Dataset excerpt:

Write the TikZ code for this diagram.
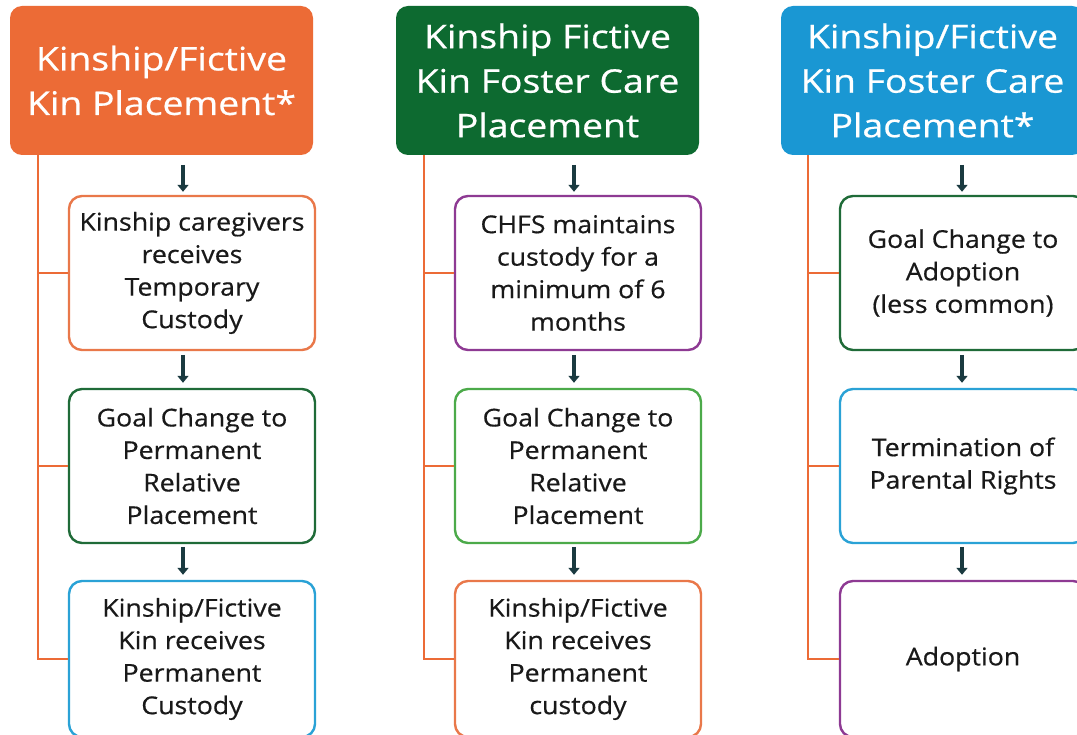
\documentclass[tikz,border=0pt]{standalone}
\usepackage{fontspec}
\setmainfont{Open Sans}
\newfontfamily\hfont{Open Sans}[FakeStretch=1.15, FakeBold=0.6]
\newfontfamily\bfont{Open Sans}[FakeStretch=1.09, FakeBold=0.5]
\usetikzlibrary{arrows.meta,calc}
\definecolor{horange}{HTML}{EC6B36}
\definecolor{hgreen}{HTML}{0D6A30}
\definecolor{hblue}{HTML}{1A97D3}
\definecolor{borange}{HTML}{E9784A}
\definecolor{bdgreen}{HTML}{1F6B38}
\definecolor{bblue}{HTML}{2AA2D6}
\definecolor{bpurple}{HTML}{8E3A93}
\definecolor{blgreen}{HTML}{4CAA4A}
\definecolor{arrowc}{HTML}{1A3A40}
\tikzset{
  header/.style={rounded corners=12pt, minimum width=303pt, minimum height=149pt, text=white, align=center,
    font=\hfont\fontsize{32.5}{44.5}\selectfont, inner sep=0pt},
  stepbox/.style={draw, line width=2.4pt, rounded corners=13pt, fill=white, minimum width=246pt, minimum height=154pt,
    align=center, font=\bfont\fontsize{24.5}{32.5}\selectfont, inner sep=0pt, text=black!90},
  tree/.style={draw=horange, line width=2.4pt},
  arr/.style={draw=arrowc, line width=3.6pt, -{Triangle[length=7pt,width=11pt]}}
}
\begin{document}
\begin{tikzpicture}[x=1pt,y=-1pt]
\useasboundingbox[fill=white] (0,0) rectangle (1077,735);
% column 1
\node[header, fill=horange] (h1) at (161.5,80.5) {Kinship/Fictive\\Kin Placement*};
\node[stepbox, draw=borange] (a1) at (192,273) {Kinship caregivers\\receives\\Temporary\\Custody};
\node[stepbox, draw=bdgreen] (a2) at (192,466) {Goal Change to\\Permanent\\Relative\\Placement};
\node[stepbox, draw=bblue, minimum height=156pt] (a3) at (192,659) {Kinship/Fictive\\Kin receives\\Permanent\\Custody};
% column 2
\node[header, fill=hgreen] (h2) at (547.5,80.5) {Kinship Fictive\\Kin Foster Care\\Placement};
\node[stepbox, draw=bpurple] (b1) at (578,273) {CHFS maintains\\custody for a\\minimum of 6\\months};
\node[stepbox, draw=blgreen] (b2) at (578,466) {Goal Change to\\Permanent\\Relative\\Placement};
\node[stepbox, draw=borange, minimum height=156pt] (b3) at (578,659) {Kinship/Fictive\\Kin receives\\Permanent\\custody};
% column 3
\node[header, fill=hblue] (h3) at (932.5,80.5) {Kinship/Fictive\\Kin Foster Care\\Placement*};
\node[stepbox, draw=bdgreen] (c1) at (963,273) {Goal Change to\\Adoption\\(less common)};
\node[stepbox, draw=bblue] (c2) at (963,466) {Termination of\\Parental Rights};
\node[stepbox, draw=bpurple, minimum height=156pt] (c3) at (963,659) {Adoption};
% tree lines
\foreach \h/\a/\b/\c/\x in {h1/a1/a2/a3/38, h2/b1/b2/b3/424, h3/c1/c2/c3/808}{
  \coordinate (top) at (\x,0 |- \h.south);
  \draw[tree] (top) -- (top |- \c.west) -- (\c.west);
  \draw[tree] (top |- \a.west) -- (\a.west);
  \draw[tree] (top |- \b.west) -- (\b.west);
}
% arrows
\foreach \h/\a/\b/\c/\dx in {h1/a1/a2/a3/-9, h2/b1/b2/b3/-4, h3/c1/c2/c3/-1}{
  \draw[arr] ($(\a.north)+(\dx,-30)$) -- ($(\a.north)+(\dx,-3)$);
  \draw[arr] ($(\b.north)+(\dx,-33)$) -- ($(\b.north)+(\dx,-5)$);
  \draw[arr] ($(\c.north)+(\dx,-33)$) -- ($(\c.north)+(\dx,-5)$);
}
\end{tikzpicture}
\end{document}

Problem statement:
Replicate the material above verbatim; images stay out of the copy.

Completed exercise:
Write the TikZ code for this diagram.
\documentclass[tikz,border=0pt]{standalone}
\usepackage{fontspec}
\setmainfont{Open Sans}
\newfontfamily\hfont{Open Sans}[FakeStretch=1.15, FakeBold=0.6]
\newfontfamily\bfont{Open Sans}[FakeStretch=1.09, FakeBold=0.5]
\usetikzlibrary{arrows.meta,calc}
\definecolor{horange}{HTML}{EC6B36}
\definecolor{hgreen}{HTML}{0D6A30}
\definecolor{hblue}{HTML}{1A97D3}
\definecolor{borange}{HTML}{E9784A}
\definecolor{bdgreen}{HTML}{1F6B38}
\definecolor{bblue}{HTML}{2AA2D6}
\definecolor{bpurple}{HTML}{8E3A93}
\definecolor{blgreen}{HTML}{4CAA4A}
\definecolor{arrowc}{HTML}{1A3A40}
\tikzset{
  header/.style={rounded corners=12pt, minimum width=303pt, minimum height=149pt, text=white, align=center,
    font=\hfont\fontsize{32.5}{44.5}\selectfont, inner sep=0pt},
  stepbox/.style={draw, line width=2.4pt, rounded corners=13pt, fill=white, minimum width=246pt, minimum height=154pt,
    align=center, font=\bfont\fontsize{24.5}{32.5}\selectfont, inner sep=0pt, text=black!90},
  tree/.style={draw=horange, line width=2.4pt},
  arr/.style={draw=arrowc, line width=3.6pt, -{Triangle[length=7pt,width=11pt]}}
}
\begin{document}
\begin{tikzpicture}[x=1pt,y=-1pt]
\useasboundingbox[fill=white] (0,0) rectangle (1077,735);
% column 1
\node[header, fill=horange] (h1) at (161.5,80.5) {Kinship/Fictive\\Kin Placement*};
\node[stepbox, draw=borange] (a1) at (192,273) {Kinship caregivers\\receives\\Temporary\\Custody};
\node[stepbox, draw=bdgreen] (a2) at (192,466) {Goal Change to\\Permanent\\Relative\\Placement};
\node[stepbox, draw=bblue, minimum height=156pt] (a3) at (192,659) {Kinship/Fictive\\Kin receives\\Permanent\\Custody};
% column 2
\node[header, fill=hgreen] (h2) at (547.5,80.5) {Kinship Fictive\\Kin Foster Care\\Placement};
\node[stepbox, draw=bpurple] (b1) at (578,273) {CHFS maintains\\custody for a\\minimum of 6\\months};
\node[stepbox, draw=blgreen] (b2) at (578,466) {Goal Change to\\Permanent\\Relative\\Placement};
\node[stepbox, draw=borange, minimum height=156pt] (b3) at (578,659) {Kinship/Fictive\\Kin receives\\Permanent\\custody};
% column 3
\node[header, fill=hblue] (h3) at (932.5,80.5) {Kinship/Fictive\\Kin Foster Care\\Placement*};
\node[stepbox, draw=bdgreen] (c1) at (963,273) {Goal Change to\\Adoption\\(less common)};
\node[stepbox, draw=bblue] (c2) at (963,466) {Termination of\\Parental Rights};
\node[stepbox, draw=bpurple, minimum height=156pt] (c3) at (963,659) {Adoption};
% tree lines
\foreach \h/\a/\b/\c/\x in {h1/a1/a2/a3/38, h2/b1/b2/b3/424, h3/c1/c2/c3/808}{
  \coordinate (top) at (\x,0 |- \h.south);
  \draw[tree] (top) -- (top |- \c.west) -- (\c.west);
  \draw[tree] (top |- \a.west) -- (\a.west);
  \draw[tree] (top |- \b.west) -- (\b.west);
}
% arrows
\foreach \h/\a/\b/\c/\dx in {h1/a1/a2/a3/-9, h2/b1/b2/b3/-4, h3/c1/c2/c3/-1}{
  \draw[arr] ($(\a.north)+(\dx,-30)$) -- ($(\a.north)+(\dx,-3)$);
  \draw[arr] ($(\b.north)+(\dx,-33)$) -- ($(\b.north)+(\dx,-5)$);
  \draw[arr] ($(\c.north)+(\dx,-33)$) -- ($(\c.north)+(\dx,-5)$);
}
\end{tikzpicture}
\end{document}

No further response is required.